■ **Exercise prompt**:
Do not copy the pictures; transcribe all other material exactly.
[BEGIN]
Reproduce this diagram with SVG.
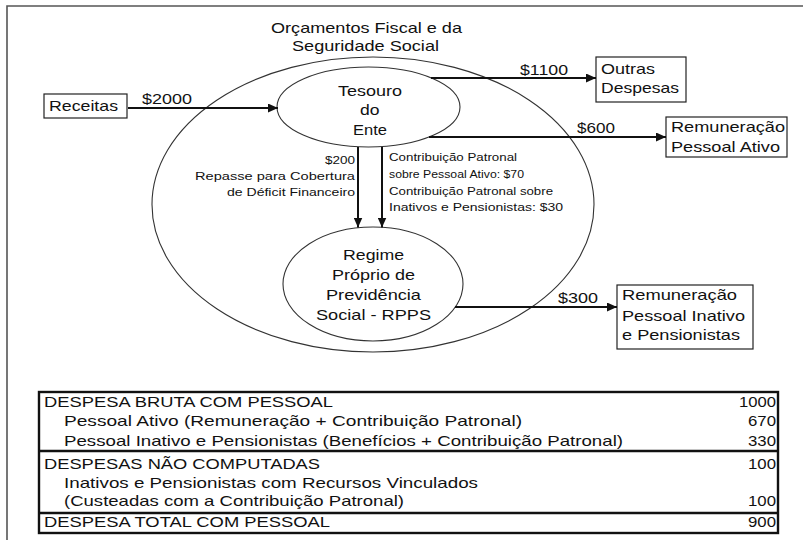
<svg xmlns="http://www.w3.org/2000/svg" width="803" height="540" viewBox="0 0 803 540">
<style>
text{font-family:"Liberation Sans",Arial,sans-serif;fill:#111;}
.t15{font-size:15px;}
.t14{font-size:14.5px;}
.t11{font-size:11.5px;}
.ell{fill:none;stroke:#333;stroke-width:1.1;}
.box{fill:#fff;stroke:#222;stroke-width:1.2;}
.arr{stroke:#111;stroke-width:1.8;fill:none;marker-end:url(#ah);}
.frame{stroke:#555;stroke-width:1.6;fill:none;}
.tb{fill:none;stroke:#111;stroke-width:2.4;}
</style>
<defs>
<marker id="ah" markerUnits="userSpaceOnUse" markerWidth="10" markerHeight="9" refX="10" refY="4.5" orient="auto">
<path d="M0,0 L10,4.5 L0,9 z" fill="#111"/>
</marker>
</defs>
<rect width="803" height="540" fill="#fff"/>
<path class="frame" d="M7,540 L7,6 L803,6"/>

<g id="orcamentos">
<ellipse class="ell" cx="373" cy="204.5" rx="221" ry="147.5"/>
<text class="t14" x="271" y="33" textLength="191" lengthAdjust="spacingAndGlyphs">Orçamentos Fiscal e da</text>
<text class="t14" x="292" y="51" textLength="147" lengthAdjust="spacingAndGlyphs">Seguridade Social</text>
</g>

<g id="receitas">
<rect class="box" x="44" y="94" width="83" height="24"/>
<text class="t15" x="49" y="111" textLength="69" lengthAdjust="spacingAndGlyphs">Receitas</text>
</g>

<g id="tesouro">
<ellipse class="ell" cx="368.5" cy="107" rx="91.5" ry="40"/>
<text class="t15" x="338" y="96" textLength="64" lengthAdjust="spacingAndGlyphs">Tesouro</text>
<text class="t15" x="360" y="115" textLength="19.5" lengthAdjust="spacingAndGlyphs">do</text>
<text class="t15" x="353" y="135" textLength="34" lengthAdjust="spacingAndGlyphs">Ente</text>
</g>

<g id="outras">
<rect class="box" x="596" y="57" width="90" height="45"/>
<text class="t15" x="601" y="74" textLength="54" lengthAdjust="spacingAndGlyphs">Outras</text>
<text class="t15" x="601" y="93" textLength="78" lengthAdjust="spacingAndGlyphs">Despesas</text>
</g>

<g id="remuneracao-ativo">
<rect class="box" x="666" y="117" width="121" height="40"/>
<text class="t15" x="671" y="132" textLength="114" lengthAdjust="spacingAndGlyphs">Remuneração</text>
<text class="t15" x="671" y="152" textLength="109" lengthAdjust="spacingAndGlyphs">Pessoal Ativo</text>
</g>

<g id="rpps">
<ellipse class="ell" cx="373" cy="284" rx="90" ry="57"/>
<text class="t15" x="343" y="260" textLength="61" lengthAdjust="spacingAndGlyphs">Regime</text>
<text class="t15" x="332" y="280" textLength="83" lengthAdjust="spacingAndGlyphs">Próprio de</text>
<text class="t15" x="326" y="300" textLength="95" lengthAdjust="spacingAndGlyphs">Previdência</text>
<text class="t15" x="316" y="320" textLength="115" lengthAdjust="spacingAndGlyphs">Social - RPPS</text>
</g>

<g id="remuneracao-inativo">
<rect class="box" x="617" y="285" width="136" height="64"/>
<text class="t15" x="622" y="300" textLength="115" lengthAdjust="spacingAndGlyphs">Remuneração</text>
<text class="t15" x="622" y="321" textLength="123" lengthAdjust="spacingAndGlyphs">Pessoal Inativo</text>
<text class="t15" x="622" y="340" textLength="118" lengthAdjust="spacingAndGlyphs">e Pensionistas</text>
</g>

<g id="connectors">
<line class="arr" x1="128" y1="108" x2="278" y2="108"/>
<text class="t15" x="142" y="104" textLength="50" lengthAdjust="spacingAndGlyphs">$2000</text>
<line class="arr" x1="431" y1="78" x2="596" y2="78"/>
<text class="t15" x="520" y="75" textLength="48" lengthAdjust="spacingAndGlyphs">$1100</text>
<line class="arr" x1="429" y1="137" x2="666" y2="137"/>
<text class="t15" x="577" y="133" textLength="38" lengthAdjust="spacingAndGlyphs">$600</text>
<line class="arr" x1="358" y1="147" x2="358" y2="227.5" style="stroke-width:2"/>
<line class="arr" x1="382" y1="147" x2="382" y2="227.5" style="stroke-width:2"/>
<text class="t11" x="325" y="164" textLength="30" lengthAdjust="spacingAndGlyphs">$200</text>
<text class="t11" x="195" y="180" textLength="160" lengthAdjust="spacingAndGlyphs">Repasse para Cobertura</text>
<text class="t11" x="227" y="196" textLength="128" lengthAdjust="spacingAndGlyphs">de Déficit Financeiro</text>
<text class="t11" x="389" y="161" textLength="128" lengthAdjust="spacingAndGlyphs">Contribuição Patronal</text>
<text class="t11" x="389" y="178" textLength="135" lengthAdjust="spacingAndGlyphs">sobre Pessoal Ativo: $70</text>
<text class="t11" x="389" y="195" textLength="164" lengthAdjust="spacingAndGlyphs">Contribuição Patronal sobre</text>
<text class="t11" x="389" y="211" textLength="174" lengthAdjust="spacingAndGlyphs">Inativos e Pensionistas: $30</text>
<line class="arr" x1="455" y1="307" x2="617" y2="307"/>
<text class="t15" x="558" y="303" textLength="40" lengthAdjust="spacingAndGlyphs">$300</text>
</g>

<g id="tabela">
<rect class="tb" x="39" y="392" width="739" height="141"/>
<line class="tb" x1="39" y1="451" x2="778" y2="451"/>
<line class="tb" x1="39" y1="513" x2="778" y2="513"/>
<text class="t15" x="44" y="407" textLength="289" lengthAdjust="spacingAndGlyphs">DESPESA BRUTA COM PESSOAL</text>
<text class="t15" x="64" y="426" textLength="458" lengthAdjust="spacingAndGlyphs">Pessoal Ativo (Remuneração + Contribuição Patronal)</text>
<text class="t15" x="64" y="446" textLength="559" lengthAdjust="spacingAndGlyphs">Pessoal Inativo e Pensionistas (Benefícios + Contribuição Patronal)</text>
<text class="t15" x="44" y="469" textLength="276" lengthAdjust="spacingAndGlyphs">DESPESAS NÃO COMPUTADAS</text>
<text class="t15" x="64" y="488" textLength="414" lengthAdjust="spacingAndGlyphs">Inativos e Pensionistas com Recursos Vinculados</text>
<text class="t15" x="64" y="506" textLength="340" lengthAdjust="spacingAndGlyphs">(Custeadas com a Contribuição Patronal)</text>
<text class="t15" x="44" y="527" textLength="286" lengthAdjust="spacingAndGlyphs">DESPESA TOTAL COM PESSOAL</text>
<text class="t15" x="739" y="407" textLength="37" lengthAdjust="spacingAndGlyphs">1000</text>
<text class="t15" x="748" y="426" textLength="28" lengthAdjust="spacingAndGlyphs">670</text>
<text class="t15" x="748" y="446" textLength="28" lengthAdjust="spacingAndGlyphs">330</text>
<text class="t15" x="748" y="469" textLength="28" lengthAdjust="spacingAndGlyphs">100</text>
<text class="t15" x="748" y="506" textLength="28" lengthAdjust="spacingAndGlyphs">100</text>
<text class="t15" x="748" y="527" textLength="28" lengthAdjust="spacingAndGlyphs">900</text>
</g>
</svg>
[END]
■ **The completed task**:
Reproduce this diagram with SVG.
<svg xmlns="http://www.w3.org/2000/svg" width="803" height="540" viewBox="0 0 803 540">
<style>
text{font-family:"Liberation Sans",Arial,sans-serif;fill:#111;}
.t15{font-size:15px;}
.t14{font-size:14.5px;}
.t11{font-size:11.5px;}
.ell{fill:none;stroke:#333;stroke-width:1.1;}
.box{fill:#fff;stroke:#222;stroke-width:1.2;}
.arr{stroke:#111;stroke-width:1.8;fill:none;marker-end:url(#ah);}
.frame{stroke:#555;stroke-width:1.6;fill:none;}
.tb{fill:none;stroke:#111;stroke-width:2.4;}
</style>
<defs>
<marker id="ah" markerUnits="userSpaceOnUse" markerWidth="10" markerHeight="9" refX="10" refY="4.5" orient="auto">
<path d="M0,0 L10,4.5 L0,9 z" fill="#111"/>
</marker>
</defs>
<rect width="803" height="540" fill="#fff"/>
<path class="frame" d="M7,540 L7,6 L803,6"/>

<g id="orcamentos">
<ellipse class="ell" cx="373" cy="204.5" rx="221" ry="147.5"/>
<text class="t14" x="271" y="33" textLength="191" lengthAdjust="spacingAndGlyphs">Orçamentos Fiscal e da</text>
<text class="t14" x="292" y="51" textLength="147" lengthAdjust="spacingAndGlyphs">Seguridade Social</text>
</g>

<g id="receitas">
<rect class="box" x="44" y="94" width="83" height="24"/>
<text class="t15" x="49" y="111" textLength="69" lengthAdjust="spacingAndGlyphs">Receitas</text>
</g>

<g id="tesouro">
<ellipse class="ell" cx="368.5" cy="107" rx="91.5" ry="40"/>
<text class="t15" x="338" y="96" textLength="64" lengthAdjust="spacingAndGlyphs">Tesouro</text>
<text class="t15" x="360" y="115" textLength="19.5" lengthAdjust="spacingAndGlyphs">do</text>
<text class="t15" x="353" y="135" textLength="34" lengthAdjust="spacingAndGlyphs">Ente</text>
</g>

<g id="outras">
<rect class="box" x="596" y="57" width="90" height="45"/>
<text class="t15" x="601" y="74" textLength="54" lengthAdjust="spacingAndGlyphs">Outras</text>
<text class="t15" x="601" y="93" textLength="78" lengthAdjust="spacingAndGlyphs">Despesas</text>
</g>

<g id="remuneracao-ativo">
<rect class="box" x="666" y="117" width="121" height="40"/>
<text class="t15" x="671" y="132" textLength="114" lengthAdjust="spacingAndGlyphs">Remuneração</text>
<text class="t15" x="671" y="152" textLength="109" lengthAdjust="spacingAndGlyphs">Pessoal Ativo</text>
</g>

<g id="rpps">
<ellipse class="ell" cx="373" cy="284" rx="90" ry="57"/>
<text class="t15" x="343" y="260" textLength="61" lengthAdjust="spacingAndGlyphs">Regime</text>
<text class="t15" x="332" y="280" textLength="83" lengthAdjust="spacingAndGlyphs">Próprio de</text>
<text class="t15" x="326" y="300" textLength="95" lengthAdjust="spacingAndGlyphs">Previdência</text>
<text class="t15" x="316" y="320" textLength="115" lengthAdjust="spacingAndGlyphs">Social - RPPS</text>
</g>

<g id="remuneracao-inativo">
<rect class="box" x="617" y="285" width="136" height="64"/>
<text class="t15" x="622" y="300" textLength="115" lengthAdjust="spacingAndGlyphs">Remuneração</text>
<text class="t15" x="622" y="321" textLength="123" lengthAdjust="spacingAndGlyphs">Pessoal Inativo</text>
<text class="t15" x="622" y="340" textLength="118" lengthAdjust="spacingAndGlyphs">e Pensionistas</text>
</g>

<g id="connectors">
<line class="arr" x1="128" y1="108" x2="278" y2="108"/>
<text class="t15" x="142" y="104" textLength="50" lengthAdjust="spacingAndGlyphs">$2000</text>
<line class="arr" x1="431" y1="78" x2="596" y2="78"/>
<text class="t15" x="520" y="75" textLength="48" lengthAdjust="spacingAndGlyphs">$1100</text>
<line class="arr" x1="429" y1="137" x2="666" y2="137"/>
<text class="t15" x="577" y="133" textLength="38" lengthAdjust="spacingAndGlyphs">$600</text>
<line class="arr" x1="358" y1="147" x2="358" y2="227.5" style="stroke-width:2"/>
<line class="arr" x1="382" y1="147" x2="382" y2="227.5" style="stroke-width:2"/>
<text class="t11" x="325" y="164" textLength="30" lengthAdjust="spacingAndGlyphs">$200</text>
<text class="t11" x="195" y="180" textLength="160" lengthAdjust="spacingAndGlyphs">Repasse para Cobertura</text>
<text class="t11" x="227" y="196" textLength="128" lengthAdjust="spacingAndGlyphs">de Déficit Financeiro</text>
<text class="t11" x="389" y="161" textLength="128" lengthAdjust="spacingAndGlyphs">Contribuição Patronal</text>
<text class="t11" x="389" y="178" textLength="135" lengthAdjust="spacingAndGlyphs">sobre Pessoal Ativo: $70</text>
<text class="t11" x="389" y="195" textLength="164" lengthAdjust="spacingAndGlyphs">Contribuição Patronal sobre</text>
<text class="t11" x="389" y="211" textLength="174" lengthAdjust="spacingAndGlyphs">Inativos e Pensionistas: $30</text>
<line class="arr" x1="455" y1="307" x2="617" y2="307"/>
<text class="t15" x="558" y="303" textLength="40" lengthAdjust="spacingAndGlyphs">$300</text>
</g>

<g id="tabela">
<rect class="tb" x="39" y="392" width="739" height="141"/>
<line class="tb" x1="39" y1="451" x2="778" y2="451"/>
<line class="tb" x1="39" y1="513" x2="778" y2="513"/>
<text class="t15" x="44" y="407" textLength="289" lengthAdjust="spacingAndGlyphs">DESPESA BRUTA COM PESSOAL</text>
<text class="t15" x="64" y="426" textLength="458" lengthAdjust="spacingAndGlyphs">Pessoal Ativo (Remuneração + Contribuição Patronal)</text>
<text class="t15" x="64" y="446" textLength="559" lengthAdjust="spacingAndGlyphs">Pessoal Inativo e Pensionistas (Benefícios + Contribuição Patronal)</text>
<text class="t15" x="44" y="469" textLength="276" lengthAdjust="spacingAndGlyphs">DESPESAS NÃO COMPUTADAS</text>
<text class="t15" x="64" y="488" textLength="414" lengthAdjust="spacingAndGlyphs">Inativos e Pensionistas com Recursos Vinculados</text>
<text class="t15" x="64" y="506" textLength="340" lengthAdjust="spacingAndGlyphs">(Custeadas com a Contribuição Patronal)</text>
<text class="t15" x="44" y="527" textLength="286" lengthAdjust="spacingAndGlyphs">DESPESA TOTAL COM PESSOAL</text>
<text class="t15" x="739" y="407" textLength="37" lengthAdjust="spacingAndGlyphs">1000</text>
<text class="t15" x="748" y="426" textLength="28" lengthAdjust="spacingAndGlyphs">670</text>
<text class="t15" x="748" y="446" textLength="28" lengthAdjust="spacingAndGlyphs">330</text>
<text class="t15" x="748" y="469" textLength="28" lengthAdjust="spacingAndGlyphs">100</text>
<text class="t15" x="748" y="506" textLength="28" lengthAdjust="spacingAndGlyphs">100</text>
<text class="t15" x="748" y="527" textLength="28" lengthAdjust="spacingAndGlyphs">900</text>
</g>
</svg>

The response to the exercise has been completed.